Spanning from the birth of Gibreel to the end of 2010, 5 Broken Camera is made up almost entirely of footage shot by Mr. Burnat, which was then edited by Guy Davidi, an Israeli filmmaker and film professor who’s credited as co-director as well as editor. What emerges through their partnership is a chronology of tragedy and endurance, at once the story of the gradual development of a village full of indivertible activists, the turmoil and horror surrounding the construction of the barrier that separates Bil’in from the settlers, and a treatise on the importance of the camera and visual documentation in modern protest.

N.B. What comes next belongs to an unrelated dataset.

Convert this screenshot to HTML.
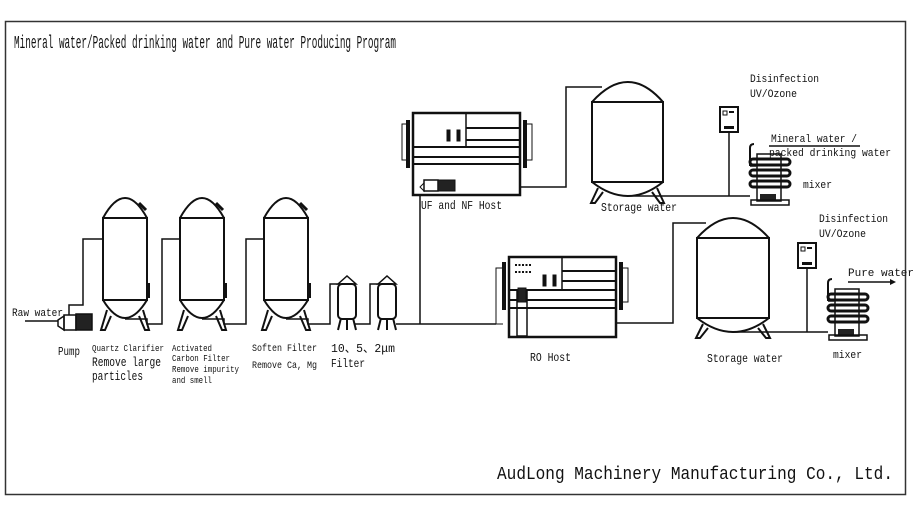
<!DOCTYPE html>
<html><head><meta charset="utf-8"><style>
html,body{margin:0;padding:0;background:#fff;}
svg{display:block;}
text{font-family:"Liberation Mono","Noto Sans CJK SC",monospace;fill:#111;}
</style></head><body>
<svg width="916" height="519" viewBox="0 0 916 519" xmlns="http://www.w3.org/2000/svg">
<defs>
<g id="tank">
 <!-- width 44, origin at cyl-top-left -->
 <path d="M0,0 Q22,-40 44,0" fill="none" stroke="#111" stroke-width="2"/>
 <rect x="0" y="0" width="44" height="82" fill="none" stroke="#111" stroke-width="2"/>
 <path d="M0,82 Q22,118 44,82" fill="none" stroke="#111" stroke-width="2"/>
 <path d="M4,92 L-2,112 L2,112 L8,98" fill="none" stroke="#111" stroke-width="2"/>
 <path d="M40,92 L46,112 L42,112 L36,98" fill="none" stroke="#111" stroke-width="2"/>
 <path d="M36,-15 L43,-8" stroke="#111" stroke-width="3"/>
 <rect x="44" y="65" width="3" height="15" fill="#111"/>
</g>
<g id="small">
 <path d="M0,8 L9,0 L18,8 Z" fill="none" stroke="#111" stroke-width="1.5"/>
 <rect x="0" y="8" width="18" height="35" rx="4" fill="none" stroke="#111" stroke-width="2"/>
 <path d="M3,42 L0,54 M15,42 L18,54 M9,44 L9,54" stroke="#111" stroke-width="2"/>
</g>
<g id="mixer">
 <path d="M2,22 L2,4 Q2,0 6,0" fill="none" stroke="#111" stroke-width="2"/>
 <path d="M2,22 L8,22" stroke="#111" stroke-width="1.5"/>
 <rect x="9" y="10" width="24" height="47" fill="none" stroke="#111" stroke-width="1.5"/>
 <rect x="2" y="15" width="40" height="6" rx="3" fill="none" stroke="#111" stroke-width="3"/>
 <rect x="2" y="26" width="40" height="6" rx="3" fill="none" stroke="#111" stroke-width="3"/>
 <rect x="2" y="37" width="40" height="6" rx="3" fill="none" stroke="#111" stroke-width="3"/>
 <rect x="12" y="50" width="16" height="6" fill="#222"/>
 <rect x="3" y="56" width="38" height="5" fill="none" stroke="#111" stroke-width="1.5"/>
</g>
<g id="disbox">
 <rect x="0" y="0" width="18" height="25" fill="none" stroke="#111" stroke-width="2"/>
 <rect x="3" y="4" width="4" height="4" fill="none" stroke="#111" stroke-width="1"/>
 <rect x="9" y="4" width="5" height="2" fill="#111"/>
 <rect x="4" y="19" width="10" height="3" fill="#111"/>
</g>
</defs>

<rect x="5.5" y="21.5" width="900" height="473" fill="none" stroke="#333" stroke-width="1.5"/>
<text x="14" y="48" font-size="18" textLength="382" lengthAdjust="spacingAndGlyphs">Mineral water/Packed drinking water and Pure water Producing Program</text>
<text x="497" y="479" font-size="18" textLength="396" lengthAdjust="spacingAndGlyphs">AudLong Machinery Manufacturing Co., Ltd.</text>

<!-- left pipes -->
<g fill="none" stroke="#111" stroke-width="1.5">
 <path d="M25,321 L58,321"/>
 <path d="M69,315 L69,305 L83,305 L83,239 L103,239"/>
 <path d="M125,319 L147,319 L147,324 L162,324 L162,239 L180,239"/>
 <path d="M202,319 L224,319 L224,324 L246,324 L246,239 L264,239"/>
 <path d="M286,319 L308,319 L308,324 L330,324 L330,284 L338,284"/>
 <path d="M355,324 L370,324 L370,284 L378,284"/>
 <path d="M396,324 L496,324"/>
 <path d="M420,324 L420,196"/>
 <path d="M520,187 L566,187 L566,87 L602,87"/>
 <path d="M616,323 L673,323 L673,223 L706,223"/>
 <path d="M628,196 L750,196"/>
 <path d="M729,132 L729,196"/>
 <path d="M733,332 L828,332"/>
 <path d="M807,268 L807,332"/>
 <path d="M848,282 L890,282"/>
 <path d="M769,146 L860,146"/>
</g>
<path d="M890,279 L896,282 L890,285 Z" fill="#111"/>

<!-- pump -->
<g stroke="#111" stroke-width="1.5" fill="none">
 <path d="M64,316 L58,320 L58,326 L64,330 Z"/>
 <rect x="64" y="315" width="12" height="15"/>
 <rect x="76" y="314" width="16" height="16" fill="#222"/>
</g>

<use href="#tank" x="103" y="218"/>
<use href="#tank" x="180" y="218"/>
<use href="#tank" x="264" y="218"/>
<use href="#small" x="338" y="276"/>
<use href="#small" x="378" y="276"/>

<!-- UF host -->
<g stroke="#111" fill="none">
 <rect x="413" y="113" width="107" height="82" stroke-width="2.5"/>
 <rect x="413" y="113" width="53" height="34" stroke-width="1.5"/>
 <path d="M466,128 L520,128 M466,140 L520,140 M413,147 L520,147 M413,157 L520,157 M413,164 L520,164" stroke-width="2"/>
 <path d="M407,124 L402,124 L402,160 L407,160 M526,124 L532,124 L532,160 L526,160" stroke-width="1"/>
 <path d="M408,120 L408,168 M525,120 L525,168" stroke-width="4"/>
 <rect x="447" y="130" width="3" height="11" fill="#111"/>
 <rect x="457" y="130" width="3" height="11" fill="#111"/>
 <path d="M424,183 L420,187 L424,191 Z" stroke-width="1"/>
 <rect x="424" y="180" width="14" height="11" stroke-width="1.5"/>
 <rect x="438" y="180" width="17" height="11" fill="#222"/>
</g>
<text x="421" y="209" font-size="12" textLength="81" lengthAdjust="spacingAndGlyphs">UF and NF Host</text>

<!-- RO host -->
<g stroke="#111" fill="none">
 <rect x="509" y="257" width="107" height="80" stroke-width="2.5"/>
 <rect x="509" y="257" width="53" height="33" stroke-width="1.5"/>
 <path d="M562,271 L616,271 M562,281 L616,281 M509,290 L616,290 M509,300 L616,300 M509,308 L616,308" stroke-width="2"/>
 <path d="M503,268 L496,268 L496,324 L503,324 M622,268 L628,268 L628,302 L622,302" stroke-width="1"/>
 <path d="M504,262 L504,310 M621,262 L621,310" stroke-width="4"/>
 <rect x="543" y="275" width="3" height="11" fill="#111"/>
 <rect x="553" y="275" width="3" height="11" fill="#111"/>
 <path d="M515,265 L531,265 M515,272 L531,272" stroke-width="2" stroke-dasharray="2 1.5"/>
 <rect x="517" y="290" width="10" height="46" stroke-width="1.5"/>
 <rect x="518" y="288" width="8" height="14" fill="#222"/>
</g>
<text x="530" y="361" font-size="12" textLength="41" lengthAdjust="spacingAndGlyphs">RO Host</text>

<use href="#tank" x="592" y="102" transform="translate(-592,-102) scale(1.614,1) translate(592,0)" style="display:none"/>
<!-- storage tank 1 -->
<g fill="none" stroke="#111" stroke-width="2">
 <path d="M592,102 Q628,62 663,102"/>
 <rect x="592" y="102" width="71" height="80"/>
 <path d="M592,182 Q628,210 663,182"/>
 <path d="M598,188 L591,203 L595,203 L603,192 M657,188 L664,203 L660,203 L652,192"/>
</g>
<text x="601" y="211" font-size="12" textLength="76" lengthAdjust="spacingAndGlyphs">Storage water</text>
<!-- storage tank 2 -->
<g fill="none" stroke="#111" stroke-width="2">
 <path d="M697,238 Q733,198 769,238"/>
 <rect x="697" y="238" width="72" height="80"/>
 <path d="M697,318 Q733,346 769,318"/>
 <path d="M703,324 L696,338 L700,338 L708,328 M763,324 L770,338 L766,338 L758,328"/>
</g>
<text x="707" y="362" font-size="12" textLength="76" lengthAdjust="spacingAndGlyphs">Storage water</text>

<use href="#disbox" x="720" y="107"/>
<use href="#disbox" x="798" y="243"/>
<use href="#mixer" x="748" y="144"/>
<use href="#mixer" x="826" y="279"/>

<g font-size="11">
<text x="750" y="82" textLength="69" lengthAdjust="spacingAndGlyphs">Disinfection</text>
<text x="750" y="97" textLength="47" lengthAdjust="spacingAndGlyphs">UV/Ozone</text>
<text x="771" y="142" textLength="86" lengthAdjust="spacingAndGlyphs">Mineral water /</text>
<text x="769" y="156" textLength="122" lengthAdjust="spacingAndGlyphs">packed drinking water</text>
<text x="803" y="188" textLength="29" lengthAdjust="spacingAndGlyphs">mixer</text>
<text x="819" y="222" textLength="69" lengthAdjust="spacingAndGlyphs">Disinfection</text>
<text x="819" y="237" textLength="47" lengthAdjust="spacingAndGlyphs">UV/Ozone</text>
<text x="848" y="276" textLength="66" lengthAdjust="spacingAndGlyphs">Pure water</text>
<text x="833" y="358" textLength="29" lengthAdjust="spacingAndGlyphs">mixer</text>
<text x="12" y="316" textLength="51" lengthAdjust="spacingAndGlyphs">Raw water</text>
</g>

<text x="58" y="355" font-size="12" textLength="22" lengthAdjust="spacingAndGlyphs">Pump</text>
<text x="92" y="351" font-size="9.5" textLength="72" lengthAdjust="spacingAndGlyphs">Quartz Clarifier</text>
<text x="92" y="366" font-size="12.5" textLength="69" lengthAdjust="spacingAndGlyphs">Remove large</text>
<text x="92" y="380" font-size="12.5" textLength="51" lengthAdjust="spacingAndGlyphs">particles</text>
<g font-size="9.5">
<text x="172" y="351" textLength="40" lengthAdjust="spacingAndGlyphs">Activated</text>
<text x="172" y="361" textLength="58" lengthAdjust="spacingAndGlyphs">Carbon Filter</text>
<text x="172" y="372" textLength="67" lengthAdjust="spacingAndGlyphs">Remove impurity</text>
<text x="172" y="383" textLength="40" lengthAdjust="spacingAndGlyphs">and smell</text>
</g>
<text x="252" y="351" font-size="10.5" textLength="65" lengthAdjust="spacingAndGlyphs">Soften Filter</text>
<text x="252" y="368" font-size="10.5" textLength="65" lengthAdjust="spacingAndGlyphs">Remove Ca, Mg</text>
<text x="331" y="352" font-size="12" textLength="64" lengthAdjust="spacingAndGlyphs">10、5、2μm</text>
<text x="331" y="367" font-size="12" textLength="34" lengthAdjust="spacingAndGlyphs">Filter</text>
</svg>
</body></html>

Divided into five segments corresponding to each new camera Burnat buys, borrows, or receives as a gift since 2005, the film is nonetheless fluid and not ignorant to the obsessive, even corruptive nature of documentation. Late in the film, after Burnat has recuperated from crashing his car into the barrier, an act that Burnat suggests was in response to the burning of Palestinian olive trees by Israeli soldiers and settles, his wife, Soraya, expresses her exhaustion with her hubby’s insatiable need to film. More footage of Soraya’s reactions to the camera and the surrounding melee would have perhaps made for a fuller portrait, but even Burnat, whose footage has appeared on Al-Jazeera, is quick to admit the dangers of his chosen tool of non-violent protest. “I feel like the camera protects me, but it’s an illusion,” he says, which is a bit of a fib, seeing as the cameras do indeed take bullets and canisters that might have killed him.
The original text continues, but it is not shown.